Unless you have water-loving plants in a hot and dry landscape, plants and shrubs don’t need to be watered every day. The exception to this rule is new plantings, which may need a daily watering for the first week or so. Follow these and save on water and overall costs!
- Water your hotel landscape 2 to 3 times a week instead of every day.
- Remove weeds and other unwanted plants to preserve water for your desired landscape.
- Do not over-fertilize or over-prune plants to avoid overstimulated growth.
- Avoid hosing down hotel sidewalks, parking lots and driveways, unless absolutely necessary.
- Install soil moisture override systems and timers on hotel sprinkler systems.
- Time watering when evaporation is the lowest: early morning or evenings are the key.
- Make sure irrigation equipment applies water evenly; if it’s watering anything other than the lawn and garden, it’s wasting your money.
- Use mulch around plants to help avoid evaporation and keep weeds to a minimum.
- Install drip irrigation instead of sprinkler systems.
- Install rain sensors on your sprinkler system so you don’t end up watering in the rain!
- Install rain barrels or other water catchment systems to catch water as it falls from the sky for free for later use in landscape watering.
A Few More Winning Water Suggestions
- Sweep floors whenever possible to clean them. Avoid washing down sidewalks and surfaces with hoses, which waste a lot of water in this application.
- Consider switching your mopping system to the water broom, a new technology that saves water while delivering maximum cleaning power.
- Conduct an audit of your housecleaning staff and their procedures and keep an eye out for excessive water usage during cleaning.
- Discourage water-wasting practices in the housekeeping staff, like using the bathtub as a mopping station.
- Switch your hotel’s carpet cleaning process from wet to dry.
- Have windows cleaned on an as-needed basis, as opposed to a set schedule which may be unnecessary.
- Consider switching any water cooled equipment to air cooled – in addition to your ice machines this could include air compressors and refer condensers.
Greywater for Great Gains
Installing greywater systems is a big commitment, but once in place is probably also the single biggest way to recycle potable water. Greywater uses filtration systems to turn the water used for laundry, dishes and bathing into water that can be used to flush toilets and irrigate your landscaping. We may not think that water can be used twice, but really – why shouldn’t the water you showered in be used to flush a toilet? With the right mechanisms in place, greywater can be an amazing way to reduce water usage. If you’re ready to take your water reduction to the next level, look into installing a greywater system in your hotel.

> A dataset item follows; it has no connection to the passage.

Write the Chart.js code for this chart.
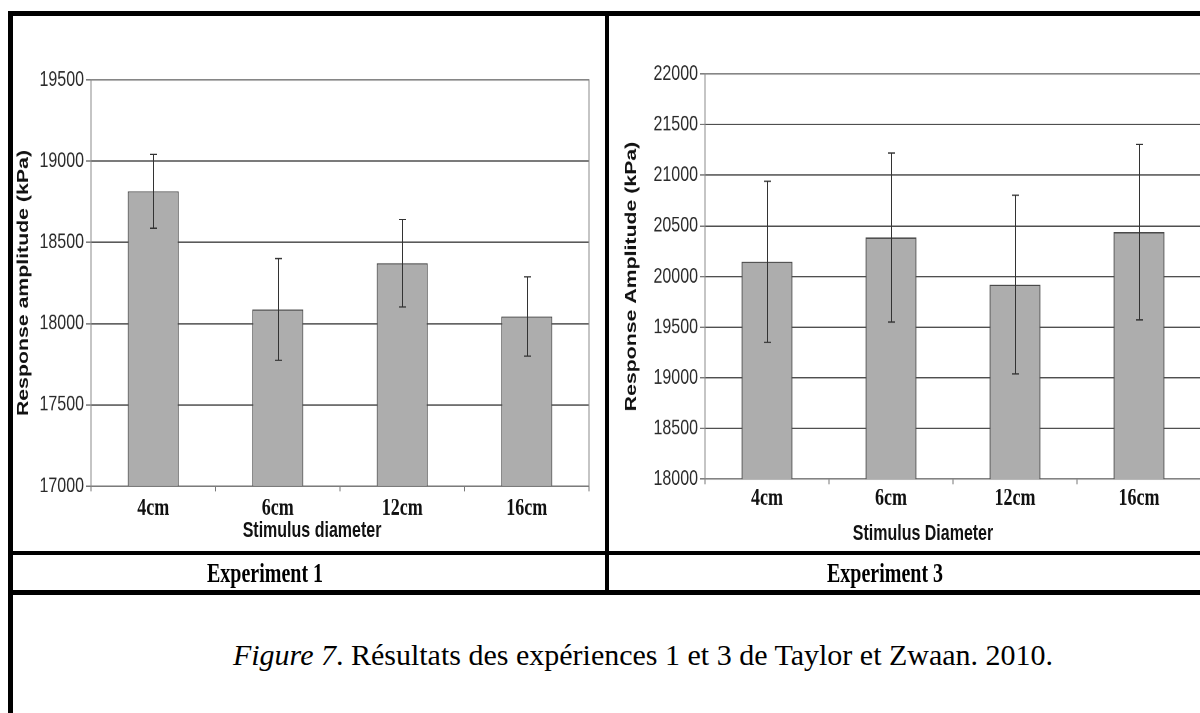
<!DOCTYPE html>
<html>
<head>
<meta charset="utf-8">
<script src="https://cdn.jsdelivr.net/npm/chart.js@4.4.1/dist/chart.umd.min.js"></script>
<style>
  html, body { margin: 0; padding: 0; background: #fff; }
  body { width: 1200px; height: 713px; position: relative; overflow: hidden; }
  .bar { position: absolute; background: #000; }
  .wrap { position: absolute; transform-origin: 0 0; transform: scaleY(1.33); }
  .lbl { position: absolute; white-space: nowrap; transform: translate(-50%, -50%) scaleY(1.33); color: #111; }
  .axt { font: bold 16px "Liberation Sans", Arial, sans-serif; }
  .exp { font: bold 20px "Liberation Serif", "Times New Roman", serif; color: #000; }
  .cap { position: absolute; white-space: nowrap; transform: translate(-50%, -50%);
         font: 30px "Liberation Serif", "Times New Roman", serif; color: #000; }
</style>
</head>
<body>
<!-- table frame -->
<div class="bar" style="left:8px; top:11px; width:1192px; height:5px;"></div>
<div class="bar" style="left:8px; top:11px; width:5px; height:702px;"></div>
<div class="bar" style="left:605px; top:11px; width:4px; height:583px;"></div>
<div class="bar" style="left:8px; top:551px; width:1192px; height:4px;"></div>
<div class="bar" style="left:8px; top:590px; width:1192px; height:5px;"></div>

<div class="wrap" style="left:14px; top:20px;"><canvas id="c1" width="591" height="395"></canvas></div>
<div class="wrap" style="left:610px; top:20px;"><canvas id="c2" width="610" height="395"></canvas></div>

<div class="lbl axt" style="left:312px; top:530px;">Stimulus diameter</div>
<div class="lbl axt" style="left:923px; top:533px;">Stimulus Diameter</div>
<div class="lbl exp" style="left:265px; top:573px;">Experiment 1</div>
<div class="lbl exp" style="left:885px; top:573px;">Experiment 3</div>
<div class="cap" style="left:643px; top:655px;"><i>Figure 7</i>. Résultats des expériences 1 et 3 de Taylor et Zwaan. 2010.</div>

<script>
const categories = ['4cm', '6cm', '12cm', '16cm'];

const exp1Means  = [18815, 18087, 18372, 18044];
const exp1Errors = [227, 313, 269, 244];
const exp1Ticks  = [17000, 17500, 18000, 18500, 19000, 19500];

const exp3Means  = [20145, 20385, 19920, 20438];
const exp3Errors = [795, 835, 882, 867];
const exp3Ticks  = [18000, 18500, 19000, 19500, 20000, 20500, 21000, 21500, 22000];

const errorBars = {
  id: 'errorBars',
  afterDatasetsDraw(chart, args, opts) {
    const ctx = chart.ctx;
    const meta = chart.getDatasetMeta(0);
    const ys = chart.scales.y;
    const vals = chart.data.datasets[0].data;
    ctx.save();
    ctx.strokeStyle = '#333';
    ctx.lineWidth = 1;
    meta.data.forEach((bar, i) => {
      const v = vals[i], e = opts.errors[i];
      const yt = ys.getPixelForValue(v + e);
      const yb = ys.getPixelForValue(v - e);
      const x = Math.round(bar.x) + 0.5;
      ctx.beginPath();
      ctx.moveTo(x, yt); ctx.lineTo(x, yb);
      ctx.moveTo(x - 3.5, yt); ctx.lineTo(x + 3.5, yt);
      ctx.moveTo(x - 3.5, yb); ctx.lineTo(x + 3.5, yb);
      ctx.stroke();
    });
    ctx.restore();
  }
};

const plotBorder = {
  id: 'plotBorder',
  beforeDatasetsDraw(chart) {
    const {ctx, chartArea: a} = chart;
    ctx.save();
    ctx.strokeStyle = '#8a8a8a';
    ctx.lineWidth = 1;
    ctx.strokeRect(a.left, a.top, a.right - a.left, a.bottom - a.top);
    ctx.restore();
  }
};

function makeChart(id, means, errors, ticks, yTitle, lay) {
  return new Chart(document.getElementById(id), {
    type: 'bar',
    data: {
      labels: categories,
      datasets: [{
        data: means,
        backgroundColor: '#adadad',
        borderColor: '#4a4a4a',
        borderWidth: 1,
        barPercentage: 0.41,
        categoryPercentage: 1.0
      }]
    },
    plugins: [plotBorder, errorBars],
    options: {
      responsive: false,
      animation: false,
      devicePixelRatio: 2,
      layout: { padding: lay.padding },
      plugins: {
        legend: { display: false },
        tooltip: { enabled: false },
        errorBars: { errors: errors }
      },
      scales: {
        x: {
          afterFit: s => { s.height = lay.xHeight; },
          grid: { display: true, drawOnChartArea: false, drawTicks: true, tickLength: 4, color: '#777', offset: true },
          border: { display: true, color: '#444', width: 1 },
          ticks: {
            padding: lay.xPad,
            color: '#111',
            font: { family: '"Liberation Serif", "Times New Roman", serif', size: 18, weight: 'bold' }
          }
        },
        y: {
          min: ticks[0],
          max: ticks[ticks.length - 1],
          afterFit: s => { s.width = lay.yWidth; },
          afterBuildTicks: s => { s.ticks = ticks.map(v => ({ value: v })); },
          grid: { color: '#4f4f4f', lineWidth: 1, drawTicks: true, tickLength: 5, tickColor: '#777' },
          border: { display: true, color: '#777', width: 1 },
          ticks: {
            padding: 2,
            color: '#2a2a2a',
            callback: v => String(v),
            font: { family: '"Liberation Sans", Arial, sans-serif', size: 16 }
          },
          title: {
            display: true,
            text: yTitle,
            padding: { top: 0, bottom: 0 },
            color: '#111',
            font: { family: '"Liberation Sans", Arial, sans-serif', size: 16, weight: 'bold' }
          }
        }
      }
    }
  });
}

makeChart('c1', exp1Means, exp1Errors, exp1Ticks, 'Response amplitude (kPa)',
  { padding: { top: 45.1, left: 0, right: 16, bottom: 0 }, yWidth: 77, xHeight: 44.6, xPad: 2 });
makeChart('c2', exp3Means, exp3Errors, exp3Ticks, 'Response Amplitude (kPa)',
  { padding: { top: 40.6, left: 12, right: 19, bottom: 0 }, yWidth: 83, xHeight: 49.9, xPad: 0 });
</script>
</body>
</html>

You’re Off to a Great Start!
Now that you have a better understanding of how to save money with your hotel water usage, it’s time to get to work. The longer you wait to begin implementing your hotel regulatory procedures and water saving equipment, the longer you’re going to keep flushing money down the drain.
You’re in the hotel business to make money. Taking control of how effectively and efficiently your hotel uses water directly affects how much money your hotel makes every year. Making money isn’t just about renting more rooms, it’s also about reducing your hotel expenses. You simply can’t afford to keep ignoring your water usage, not just for your profit margin, but also for the environment. Try these water saving tips today!